Indianapolis resident Ray Wilson always looks for products with less packaging, but said he still ends up with bulky items in his cart. The 64-year-old engineer recently bought three compact fluorescent light bulbs encased in a large plastic package.
"I'm looking at the packaging around the bulbs and it's probably 14 inches by 18 inches of heavy duty plastic," he said. "It sure would be nice if you didn't have to buy all that because it just goes in the trash."
Companies like Procter & Gamble Co. are paying attention. The world's largest consumer product company recently announced it would begin rolling out in September liquid detergents such as Tide and Cheer in double-strength concentrations. That will give consumers a bottle half the former size but with the same number of loads.
Even changes that aren't noticed by consumers can go a long way toward reducing a company's need for costly resources.
Nestle Waters North America, one of the nation's biggest sellers of bottled water, has saved about 20 million pounds of paper over the past decade by using narrower labels on its bottles, said company spokeswoman Jane Lazgin.
And this spring, the maker of Poland Spring, Arrowhead, Deer Park and other brands began rolling out half-liter plastic bottles weighing 12.5 grams, about 15 percent lighter than those of competitors.
"It makes the bottle feel a little crunchy, but it's the same amount of water," Lazgin said.
Nestle Waters expects the new bottle to reduce its use of plastic resin by 65 million pounds during 2008, the first full year of the bottle's availability.

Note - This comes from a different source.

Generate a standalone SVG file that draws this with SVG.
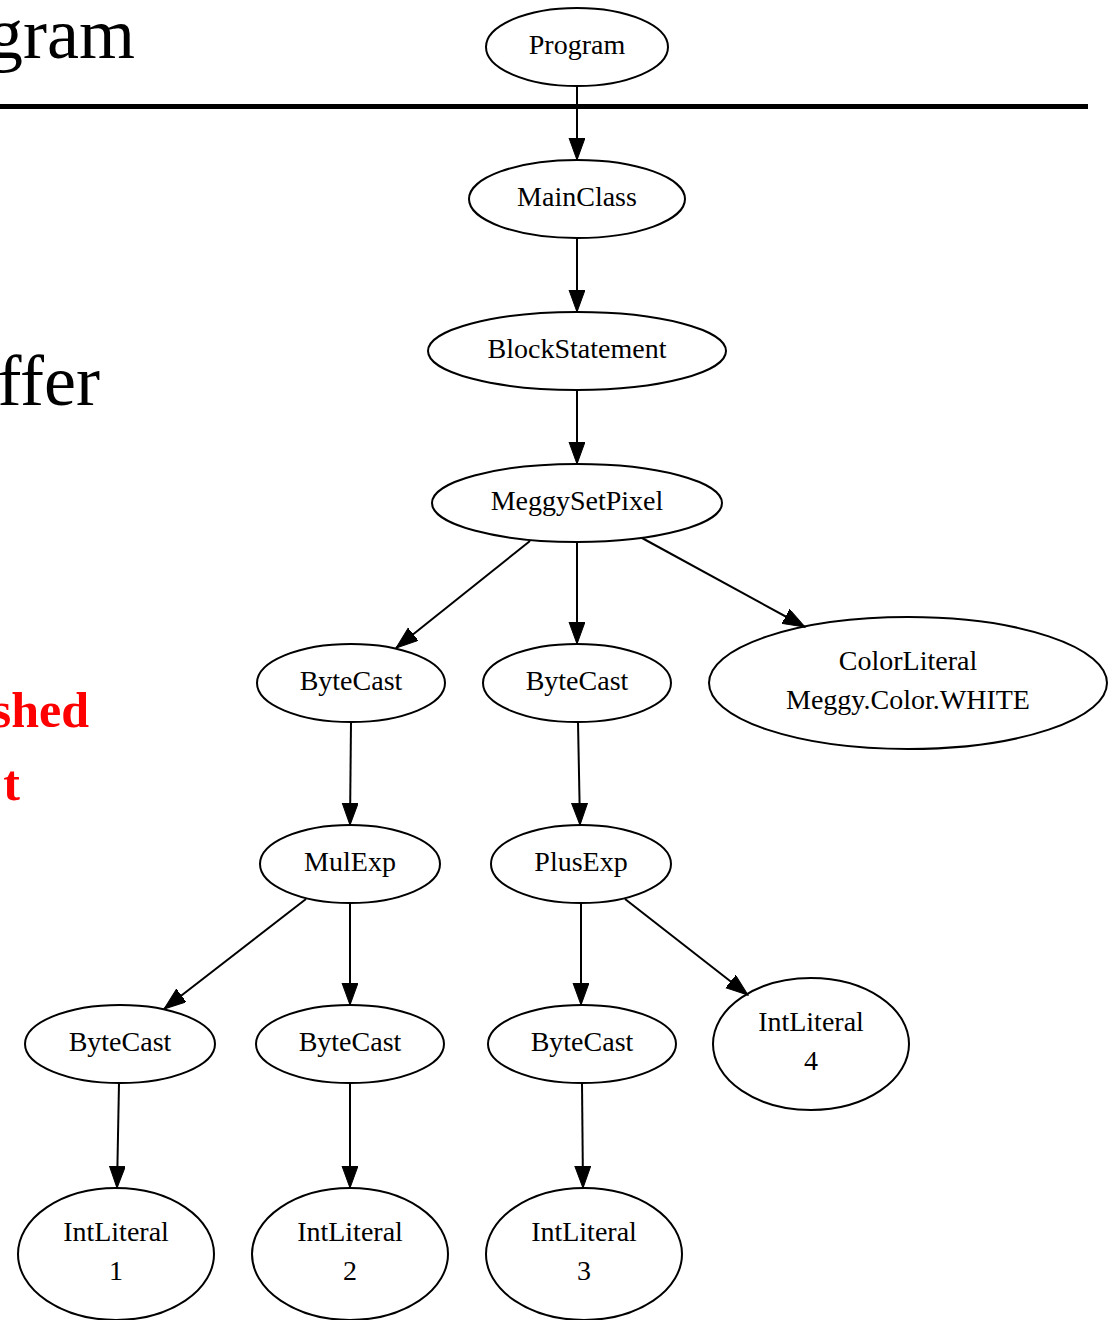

Anne Johnson, director of the Sustainable Packaging Coalition - an industry working group with about 105 corporate members - said such success stories will help more companies look at how they package goods.
"If you're not optimizing the use of the materials you've purchased and the energy you've purchased, if you're paying for your waste to be hauled off, then you're not running your business very well," Johnson said.